There's something quietly radical about sitting in the bushes of Buena Vista Park with a set of pastels and drawing the Victorian houses at Haight and Buena Vista Avenue. No AI generation. No filter. Just an artist, a hillside vantage point, and a neighborhood worth capturing.

A local artist recently did exactly that — producing a gorgeous pastel rendering of the iconic intersection as seen from up on the hill in Buena Vista Park. The result is a loving tribute to the architectural character that makes San Francisco worth fighting for.

And it is a fight. Every year, the city's labyrinthine permitting process, runaway construction costs, and planning commission theatrics make it harder to maintain — let alone build — the kind of housing stock that gives neighborhoods like the Haight their soul. The beautiful Victorians in this drawing weren't built by committee or approved after seventeen community review sessions. They were built by people who wanted to create something lasting, in a city that let them do it.

Today, San Francisco's regulatory apparatus would probably require an environmental impact report just for sitting in those bushes.

But here's the uplifting part: people still care. Artists still climb hills to capture what makes this city special. Residents still look at a row of painted ladies and feel something.

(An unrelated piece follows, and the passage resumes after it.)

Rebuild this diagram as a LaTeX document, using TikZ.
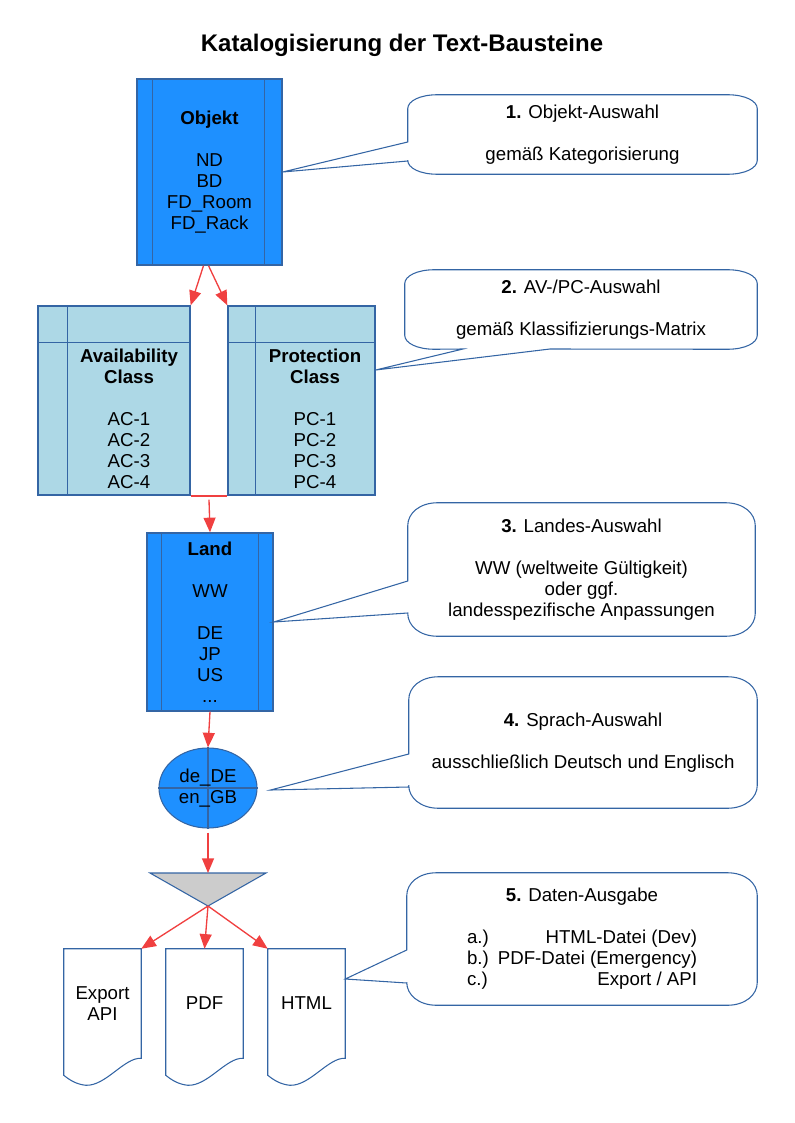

That impulse — to preserve beauty, to celebrate craftsmanship, to value what private builders created over a century ago — is fundamentally about appreciating what individual effort and vision can accomplish.

The Haight has its problems. We all know that. But its bones are extraordinary, and every pastel stroke reminding us of that fact is a small act of civic pride.

Maybe the best thing City Hall could do for neighborhoods like this is simple: get out of the way and let people — artists, homeowners, builders — keep loving them.